Synchrotron Radiation–Based Spectroscopic Approaches to Study Phosphorus
Identification of P species in high-P soils is important for studying P mobility and possible transport to ground and surface water. The processes responsible for the sorption of P in soils are primarily chemisorption and precipitation of secondary P-containing solid phases. Little advancement has occurred in the study of these phenomena because of limitations in the available techniques. The notable exception to this is the use of synchrotron-based techniques, which is a recent application for identification of P species in soils. Beauchemin et al. (2003)
used X-ray absorption near-edge structure spectroscopy (XANES) and sequential chemical fractionation to characterize the dominant solid-phase P species in a range of soils. Previous work by Hesterberg et al. (1999)

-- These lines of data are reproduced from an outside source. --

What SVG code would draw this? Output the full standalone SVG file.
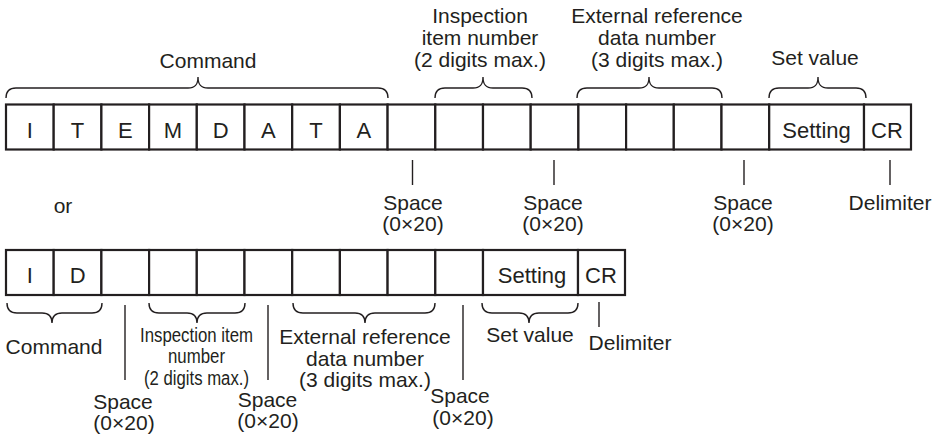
<svg xmlns="http://www.w3.org/2000/svg" width="935" height="440" viewBox="0 0 935 440">
<style>
text{font-family:"Liberation Sans",Arial,sans-serif;font-size:21px;fill:#231f20;text-anchor:middle}
.cell{fill:#fff;stroke:#231f20;stroke-width:2.2}
.ch{font-size:22px}
.br{fill:none;stroke:#231f20;stroke-width:1.4}
.tk{stroke:#231f20;stroke-width:1.4}
.nar{font-size:20px}
</style>
<rect width="935" height="440" fill="#fff"/>
<g id="record-long">
<rect class="cell" x="6" y="104.5" width="47.7" height="45"/>
<rect class="cell" x="53.7" y="104.5" width="47.7" height="45"/>
<rect class="cell" x="101.4" y="104.5" width="47.7" height="45"/>
<rect class="cell" x="149.1" y="104.5" width="47.7" height="45"/>
<rect class="cell" x="196.8" y="104.5" width="47.7" height="45"/>
<rect class="cell" x="244.5" y="104.5" width="47.7" height="45"/>
<rect class="cell" x="292.2" y="104.5" width="47.7" height="45"/>
<rect class="cell" x="339.9" y="104.5" width="47.7" height="45"/>
<rect class="cell" x="387.6" y="104.5" width="47.7" height="45"/>
<rect class="cell" x="435.3" y="104.5" width="47.7" height="45"/>
<rect class="cell" x="483" y="104.5" width="47.7" height="45"/>
<rect class="cell" x="530.7" y="104.5" width="47.7" height="45"/>
<rect class="cell" x="578.4" y="104.5" width="47.7" height="45"/>
<rect class="cell" x="626.1" y="104.5" width="47.7" height="45"/>
<rect class="cell" x="673.8" y="104.5" width="47.7" height="45"/>
<rect class="cell" x="721.5" y="104.5" width="47.7" height="45"/>
<rect class="cell" x="769.2" y="104.5" width="94.8" height="45"/>
<rect class="cell" x="864" y="104.5" width="47" height="45"/>
<text class="ch" x="29.9" y="137.5">I</text>
<text class="ch" x="77.6" y="137.5">T</text>
<text class="ch" x="125.3" y="137.5">E</text>
<text class="ch" x="173" y="137.5">M</text>
<text class="ch" x="220.7" y="137.5">D</text>
<text class="ch" x="268.4" y="137.5">A</text>
<text class="ch" x="316.1" y="137.5">T</text>
<text class="ch" x="363.8" y="137.5">A</text>
<text class="ch" x="816.5" y="138">Setting</text>
<text class="ch" x="887" y="138">CR</text>
</g>
<g id="record-short">
<rect class="cell" x="6" y="250" width="47.7" height="45"/>
<rect class="cell" x="53.7" y="250" width="47.7" height="45"/>
<rect class="cell" x="101.4" y="250" width="47.7" height="45"/>
<rect class="cell" x="149.1" y="250" width="47.7" height="45"/>
<rect class="cell" x="196.8" y="250" width="47.7" height="45"/>
<rect class="cell" x="244.5" y="250" width="47.7" height="45"/>
<rect class="cell" x="292.2" y="250" width="47.7" height="45"/>
<rect class="cell" x="339.9" y="250" width="47.7" height="45"/>
<rect class="cell" x="387.6" y="250" width="47.7" height="45"/>
<rect class="cell" x="435.3" y="250" width="47.7" height="45"/>
<rect class="cell" x="483" y="250" width="95" height="45"/>
<rect class="cell" x="578" y="250" width="47" height="45"/>
<text class="ch" x="29.9" y="282.5">I</text>
<text class="ch" x="77.6" y="282.5">D</text>
<text class="ch" x="532" y="283">Setting</text>
<text class="ch" x="601" y="283">CR</text>
</g>
<g id="connectors">
<path class="br" d="M6,98 C6,91 9,88 16,88 L188,88 C195,88 198,85 198,77 C198,85 201,88 208,88 L378,88 C385,88 388,91 388,98"/>
<path class="br" d="M435,98 C435,91 438,88 445,88 L473,88 C480,88 483,85 483,77 C483,85 486,88 493,88 L522,88 C529,88 532,91 532,98"/>
<path class="br" d="M577,98 C577,91 580,88 587,88 L639,88 C646,88 649,85 649,77 C649,85 652,88 659,88 L712,88 C719,88 722,91 722,98"/>
<path class="br" d="M769,98 C769,91 772,88 779,88 L808,88 C815,88 818,85 818,77 C818,85 821,88 828,88 L856,88 C863,88 866,91 866,98"/>
<line class="tk" x1="412.5" y1="160" x2="412.5" y2="185"/>
<line class="tk" x1="554" y1="160" x2="554" y2="185"/>
<line class="tk" x1="744" y1="160" x2="744" y2="185"/>
<line class="tk" x1="890" y1="160" x2="890" y2="185"/>
<path class="br" d="M7,303 C7,310 10,313 17,313 L42,313 C49,313 52,316 52,323 C52,316 55,313 62,313 L92,313 C99,313 102,310 102,303"/>
<path class="br" d="M149,303 C149,310 152,313 159,313 L187,313 C194,313 197,316 197,323 C197,316 200,313 207,313 L235,313 C242,313 245,310 245,303"/>
<path class="br" d="M293,303 C293,310 296,313 303,313 L355,313 C362,313 365,316 365,323 C365,316 368,313 375,313 L425,313 C432,313 435,310 435,303"/>
<path class="br" d="M482,303 C482,310 485,313 492,313 L519,313 C526,313 529,316 529,323 C529,316 532,313 539,313 L568,313 C575,313 578,310 578,303"/>
<line class="tk" x1="125" y1="305" x2="125" y2="380"/>
<line class="tk" x1="268" y1="305" x2="268" y2="380"/>
<line class="tk" x1="463" y1="305" x2="463" y2="380"/>
<line class="tk" x1="599" y1="302" x2="599" y2="327"/>
</g>
<g id="label-command-top"><text x="208" y="68">Command</text></g>
<g id="label-inspection-top">
<text x="480" y="23">Inspection</text>
<text x="480" y="45">item number</text>
<text x="480" y="67">(2 digits max.)</text>
</g>
<g id="label-extref-top">
<text x="657" y="23">External reference</text>
<text x="657" y="45">data number</text>
<text x="657" y="67">(3 digits max.)</text>
</g>
<g id="label-setvalue-top"><text x="815" y="65">Set value</text></g>
<g id="label-space1-top"><text x="413" y="210">Space</text><text x="413" y="231">(0×20)</text></g>
<g id="label-space2-top"><text x="553" y="210">Space</text><text x="553" y="231">(0×20)</text></g>
<g id="label-space3-top"><text x="743" y="210">Space</text><text x="743" y="231">(0×20)</text></g>
<g id="label-delimiter-top"><text x="890" y="210">Delimiter</text></g>
<g id="label-or"><text x="63" y="213">or</text></g>
<g id="label-command-bottom"><text x="54" y="354">Command</text></g>
<g id="label-inspection-bottom">
<text class="nar" x="196.5" y="342" textLength="113" lengthAdjust="spacingAndGlyphs">Inspection item</text>
<text class="nar" x="196.5" y="363" textLength="57" lengthAdjust="spacingAndGlyphs">number</text>
<text class="nar" x="196.5" y="385" textLength="105" lengthAdjust="spacingAndGlyphs">(2 digits max.)</text>
</g>
<g id="label-extref-bottom">
<text x="365" y="344">External reference</text>
<text x="365" y="366">data number</text>
<text x="365" y="387">(3 digits max.)</text>
</g>
<g id="label-setvalue-bottom"><text x="530" y="342">Set value</text></g>
<g id="label-delimiter-bottom"><text x="630" y="350">Delimiter</text></g>
<g id="label-space1-bottom"><text x="123" y="409">Space</text><text x="124" y="430">(0×20)</text></g>
<g id="label-space2-bottom"><text x="267.5" y="407">Space</text><text x="268" y="428">(0×20)</text></g>
<g id="label-space3-bottom"><text x="460" y="403">Space</text><text x="463" y="425">(0×20)</text></g>
</svg>
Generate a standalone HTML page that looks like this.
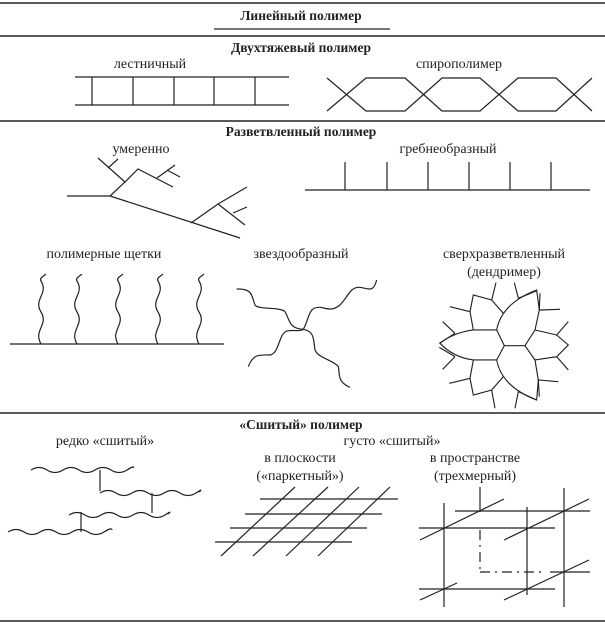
<!DOCTYPE html>
<html><head><meta charset="utf-8"><style>
html,body{margin:0;padding:0;background:#fff}
svg{display:block}
text{font-family:"Liberation Serif",serif;font-size:14px;fill:#222}
.b{font-weight:bold;font-size:13.5px}
</style></head><body>
<svg width="605" height="625" viewBox="0 0 605 625" xmlns="http://www.w3.org/2000/svg">
<g stroke="#222" stroke-width="1.2" fill="none">
<line x1="0" y1="3" x2="605" y2="3" stroke-width="1.5"/>
<line x1="0" y1="36" x2="605" y2="36" stroke-width="1.5"/>
<line x1="0" y1="121" x2="605" y2="121" stroke-width="1.5"/>
<line x1="0" y1="413" x2="605" y2="413" stroke-width="1.5"/>
<line x1="0" y1="621" x2="605" y2="621" stroke-width="1.5"/>
<line x1="214" y1="29" x2="390" y2="29"/>
<!-- ladder -->
<line x1="75" y1="77" x2="289" y2="77"/><line x1="75" y1="105" x2="289" y2="105"/>
<path d="M92 77V105M133 77V105M174 77V105M214 77V105M255 77V105"/>
<!-- spiro -->
<path d="M327 78L366 111L405 111L442 78L480 78L518 111L556 111L592 78"/>
<path d="M327 111L366 78L405 78L442 111L480 111L518 78L556 78L592 111"/>
<!-- moderate -->
<path d="M67 196H110L240 238"/>
<path d="M110 196L125 182L138 169L173 187"/>
<path d="M125 182L98 158M108 168L118 159"/>
<path d="M157 178L175 165M167 170L180 177"/>
<path d="M191 223L218 204L247 187M218 204L245 225M233 213L247 207"/>
<!-- comb -->
<line x1="305" y1="190" x2="590" y2="190"/>
<path d="M345 162V190M387 162V190M428 162V190M469 162V190M510 162V190M551 162V190"/>
<!-- brushes -->
<line x1="10" y1="344" x2="224" y2="344"/>
<g id="w"><path d="M41 344C33 330 49 325 41 312C33 299 49 294 41 281C39 278 44 276 46 274"/></g>
<use href="#w" x="36"/><use href="#w" x="77"/><use href="#w" x="117"/><use href="#w" x="158"/>
<!-- star -->
<g transform="translate(200,270) scale(0.3333)" stroke-width="3.6">
<path d="M110 57C160 55 155 80 165 105C175 120 240 110 255 125C270 150 265 175 310 178"/>
<path d="M310 178C330 140 325 110 360 112C380 115 395 125 420 105C445 80 450 50 480 52C505 55 520 70 530 30"/>
<path d="M145 290C160 250 180 255 210 255C240 250 235 185 265 182C285 180 300 185 310 178"/>
<path d="M310 178C345 185 340 210 345 240C355 265 400 270 415 290C420 310 410 335 450 352"/>
</g>
<!-- dendrimer -->
<g transform="translate(420,280) scale(0.3333)" stroke-width="3.4">
<path d="M253 197H315M230 150L253 197L230 240M315 197L345 150M315 197L345 240"/>
<path d="M230 150Q245 70 350 30L358 90L345 150"/>
<path d="M230 150H160L150 95L160 45L215 60L250 100"/>
<path d="M160 150Q100 158 60 190Q100 232 160 240H230"/>
<path d="M160 240L150 295L160 345L215 330L250 290"/>
<path d="M230 240Q245 320 350 360L355 300L345 240"/>
<path d="M345 150L410 165L445 195L410 230L345 240"/>
<path d="M215 60L228 8M295 55L283 8M295 55L350 32M150 95L90 80M105 160L68 125M105 160L58 190M105 230L58 202M105 230L68 268M150 295L88 310M215 330L225 385M295 335L285 385M295 335L350 360M358 90L420 88M358 90L360 40M410 165L445 125M410 230L445 270M355 300L415 305M355 300L358 350"/>
</g>
<!-- rare crosslinks -->
<path d="M31 470q8-5 16 0t16 0t16 0t16 0t16 0t16 0t6-2"/>
<path d="M100 493q8-5 16 0t16 0t16 0t16 0t16 0t16 0t3-1"/>
<path d="M69 515q8-5 16 0t16 0t16 0t16 0t16 0t16 0t3-1"/>
<path d="M8 532q8-5 16 0t16 0t16 0t16 0t16 0t16 0t8-2"/>
<path d="M100 470V491M152 493V513M81 512V532"/>
<!-- parquet -->
<path d="M260 499H398M245 514H382M230 528H367M215 542H352"/>
<path d="M221 556L295 487M253 556L328 487M286 556L359 487M318 556L390 487"/>
<!-- 3d -->
<path d="M444 503V607M480 487V512M527 507V595M564 488V607"/>
<path d="M455 511H590M419 528H555M419 589H555M550 572H590"/>
<path d="M480 530V570M480 572H545" stroke-dasharray="10 5 2 5"/>
<path d="M420 540L504 499M504 540L589 499M420 600L457 583M504 600L589 560"/>
</g>
<g text-anchor="middle">
<text x="301" y="20" class="b">Линейный полимер</text>
<text x="301" y="52" class="b">Двухтяжевый полимер</text>
<text x="150" y="68">лестничный</text>
<text x="459" y="68">спирополимер</text>
<text x="301" y="136" class="b">Разветвленный полимер</text>
<text x="141" y="153">умеренно</text>
<text x="448" y="153">гребнеобразный</text>
<text x="104" y="258">полимерные щетки</text>
<text x="301" y="258">звездообразный</text>
<text x="504" y="258">сверхразветвленный</text>
<text x="504" y="276">(дендример)</text>
<text x="301" y="429" class="b">«Сшитый» полимер</text>
<text x="105" y="445">редко «сшитый»</text>
<text x="392" y="445">густо «сшитый»</text>
<text x="300" y="462">в плоскости</text>
<text x="300" y="480">(«паркетный»)</text>
<text x="475" y="462">в пространстве</text>
<text x="475" y="480">(трехмерный)</text>
</g>
</svg>
</body></html>
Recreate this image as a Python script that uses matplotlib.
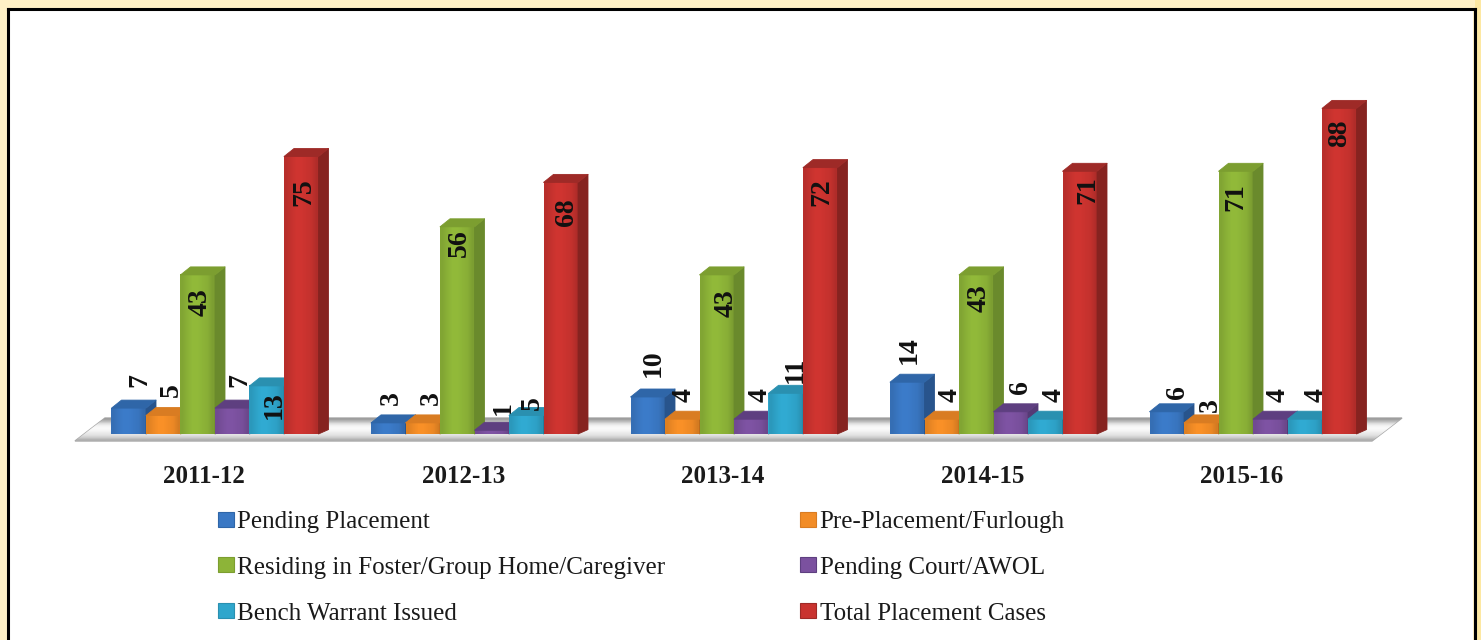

found XANES spectroscopy to be an acceptable method for characterizing P species in soil. Advantages of this method include the elimination of sample pretreatment and element specificity (Beauchemin et al., 2003
). Results from chemical fractionation found the largest P fraction in moderately labile (NaOH-P) or nonlabile pools (HCl-P and H2
–P). In a soil with a history of manure application, P was mainly associated with Al or Fe oxides in the surface horizon. This was also true in another, nonmanured acidic soil. The B horizon of both samples was dominated by HCl-P, indicating the presence of Ca-bound P minerals. Results from XANES spectroscopy indicated that all samples, especially acidic soil samples, had phosphate adsorbed on Fe- or Al-oxide minerals (Fig. 5
) . These data from the XANES spectral fitting significantly correlated with proportions of NaOH-extractable inorganic P. Both the alkaline and acidic soil samples contained Ca-phosphates according to results from chemical fractionation and XANES spectroscopy. The authors conclude that XANES spectroscopy can directly identify some P species in soil.
Peak et al. (2002) used XANES to study P forms in alum-amended poultry litter. Alum amendment converts P from weakly adsorbed and Ca phosphate forms to forms associated with amorphous Al(OH)3.